“No tengan miedo, soy Yo”
por Ignacio Blanco E.
Tomemos dos aspectos del Evangelio de este Domingo que pueden ser de ayuda en nuestros esfuerzos por vivir en Cristo. En primer lugar, fijémonos en las primeras frases del Evangelio. Son las palabras finales del pasaje de los discípulos de Emaús: «contaban los discípulos (los dos a quienes Jesús les salió al encuentro) lo que les había pasado por el camino y cómo habían reconocido a Jesús al partir el pan». Lo reconocieron al partir el pan. Hasta ese momento no se habían dado cuenta quién era. Estaban bajo los efectos de la ceguera que produce el miedo, la decepción, el subjetivismo. Jesús resucitado les había hablado, les había increpado su falta de fe y su dureza de corazón, les había explicado las Escrituras, y no se habían dado cuenta que era Él. ¿Cuántas veces no nos pasa que andamos por los caminos de la vida y Dios nos sale al encuentro y no lo reconocemos? Ciertamente no se nos presentará físicamente. Pero Él está ahí, actuando y hablándonos de diversas formas. Dentro de ellas, algunas destacan por encima de todas: nos habla con su Palabra cuando se nos predica el Evangelio; y se hace realmente presente en la Eucaristía cuando el pan y el vino se consagran y se convierten verdaderamente en su Cuerpo y su Sangre. Ahí está Él. ¿Lo reconocemos? O nos ciegan nuestros problemas, preocupaciones, subjetivismos. Tenemos que disponernos interiormente de la mejor manera, especialmente para participar en la Eucaristía. Pero también procuremos mantener esa actitud de apertura y reverencia en todo momento. Nos sorprenderá cuán presente está Dios en nuestra vida. Y tal vez también nos sorprenda cuán poco lo notamos.

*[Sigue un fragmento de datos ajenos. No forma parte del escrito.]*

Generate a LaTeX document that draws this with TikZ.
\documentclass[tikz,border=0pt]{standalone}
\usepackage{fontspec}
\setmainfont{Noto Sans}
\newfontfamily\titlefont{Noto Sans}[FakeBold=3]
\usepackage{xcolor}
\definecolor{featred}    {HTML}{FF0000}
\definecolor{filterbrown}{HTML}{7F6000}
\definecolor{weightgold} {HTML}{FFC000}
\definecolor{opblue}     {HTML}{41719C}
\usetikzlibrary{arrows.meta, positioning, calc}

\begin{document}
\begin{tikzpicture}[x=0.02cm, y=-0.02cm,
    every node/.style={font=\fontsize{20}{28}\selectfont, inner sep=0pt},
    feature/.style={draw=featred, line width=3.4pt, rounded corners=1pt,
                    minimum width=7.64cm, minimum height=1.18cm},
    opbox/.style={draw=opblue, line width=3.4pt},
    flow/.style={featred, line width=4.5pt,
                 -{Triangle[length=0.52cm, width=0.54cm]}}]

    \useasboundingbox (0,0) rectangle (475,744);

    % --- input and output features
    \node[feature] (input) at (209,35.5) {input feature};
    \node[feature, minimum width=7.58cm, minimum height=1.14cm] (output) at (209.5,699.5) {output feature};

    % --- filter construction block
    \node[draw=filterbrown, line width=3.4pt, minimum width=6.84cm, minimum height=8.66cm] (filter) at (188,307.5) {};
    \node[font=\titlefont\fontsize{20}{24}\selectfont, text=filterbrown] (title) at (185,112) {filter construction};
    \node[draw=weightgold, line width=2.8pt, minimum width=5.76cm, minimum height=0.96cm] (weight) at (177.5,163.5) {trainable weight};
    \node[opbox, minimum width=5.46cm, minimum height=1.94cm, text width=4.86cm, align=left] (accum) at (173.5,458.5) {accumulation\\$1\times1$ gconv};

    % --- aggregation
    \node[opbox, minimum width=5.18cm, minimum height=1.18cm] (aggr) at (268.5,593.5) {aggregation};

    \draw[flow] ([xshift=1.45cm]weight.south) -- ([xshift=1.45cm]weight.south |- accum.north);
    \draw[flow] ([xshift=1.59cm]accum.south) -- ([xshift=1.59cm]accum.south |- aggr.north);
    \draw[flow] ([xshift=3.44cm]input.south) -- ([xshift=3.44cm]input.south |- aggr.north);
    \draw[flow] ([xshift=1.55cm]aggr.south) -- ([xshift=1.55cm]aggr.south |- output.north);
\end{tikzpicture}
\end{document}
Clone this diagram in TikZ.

Un segundo aspecto que llama la atención es la atmósfera de encuentro e intimidad que el Señor Jesús Resucitado genera en torno a sí. Dice el Evangelio que Jesús se presenta en medio de ellos y les dice: “Paz a ustedes”. Los discípulos al verlo se asustaron, y Jesús inmediatamente los cuestiona: ¿por qué se asustan? ¿Por qué tienen dudas? El Señor va inmediatamente al punto: les falta fe. Y los alienta, con esa connaturalidad divina que sólo Él sabe generar, a tocarlo, a mirar sus manos, sus pies. Como si les dijera: “No tengan miedo, no se asusten”. Y por si fuera poco, como todavía no creían lo que veían, les pide algo para comer. Y come un poco de pescado como para que no quepa duda de que no es un fantasma. El Señor suscita una serie de experiencias que ayudan a los discípulos a ir perdiendo el miedo, y va dando lugar al encuentro de fe. Todos los bautizados hemos recibido ese don de la fe. Si tú eres bautizado, tienes el don de la fe. Y nuestra vida en Cristo justamente es un camino para acoger ese don y con la gracia de Dios ir creciendo en esa fe, conociendo cada vez más al Señor Jesús, amándolo y viviendo según sus enseñanzas. Esto lo resalta claramente San Juan en la segunda lectura: «Quien dice: “Yo lo conozco”, y no guarda sus mandamientos, es un mentiroso, y la verdad no está en él. Pero quien guarda su palabra, ciertamente el amor de Dios ha llegado en él a su plenitud. En esto conocemos que estamos en Él» (1Jn 1-5). Conocer a Jesús, amar a Jesús y vivir según sus mandamientos.
No tengamos miedo. A nosotros Jesús también nos dice: “no te asustes, soy Yo. Escucha mi Palabra, acógela en tu corazón, vive según mi Evangelio. No tengas miedo. Ábreme la puerta de tu corazón, acógeme en tu casa y cenaremos juntos (ver Ap 3,20). Visítame en la Eucaristía. ¡No tengas miedo!”. María, cuando era una adolescente, no tuvo miedo y escuchó la Palabra de Dios. Ella es el ejemplo que tenemos que seguir. Ella nos ayudará y alentará porque es nuestra Madre, es la Madre de la fe.